The feature of Severed Heads’ sound that is common to all their albums is the poaching of voices from the various broadcasts and records that make up the mass media. The sources range from religious radio stations to Korean classical music. Visions of long hours listening to boring music in the hope of finding the right sound to use are inevitable but it really doesn’t pain them at all. Paul – ‘All of us would probably listen to those records just for enjoyment anyway and you just happened to stumble across a sound that strikes you as suitable for using within a different song structure’. Tom – ‘Copyright becomes more of a concern every day. It is alright if you’re doing a 200 run cassette for the city shops but if you start doing records which are going to come out in all sorts of places and you’re hoping for a certain amount of commercial success, that’s more people who are going to pick it up and say “Ahh, that’s Liberace of such such a record – I claim my $5”. Things that were a worry on both albums and single (12″ “Goodbye Tonsils” recently released) we resorted to a sort of heavy handed harmoniser treatment on a couple of the voices’.

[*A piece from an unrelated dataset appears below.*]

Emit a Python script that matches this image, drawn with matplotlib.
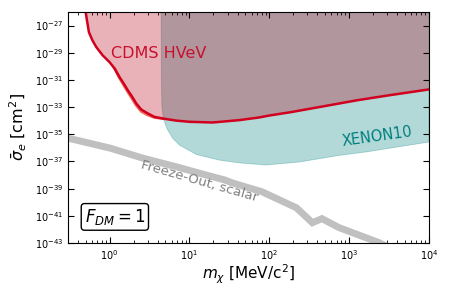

The only other clearly recognisable feature of the sound is the synchronisation of several rhythms at once to create a very busy sounding product. Don’t imagine though that it is some high minded attempt to portray the modern industrial environment with its myriads of little rhythms and cycles, Tom would merely answer ‘That’s a load of wank. It’s because we’re trying to show off how clever we are that we fit so many rhythms interlocking with each other’.

Severed Heads projects for the future, apart from the imminent release of “City Slab Horror” are a video for their 12″ “Goodbye Tonsils”, another Tom Ellard video of epic 35 minute proportions, a cassette album near the middle of the year, and the resurrection of that infamous cassette label, Terse Tapes, in England.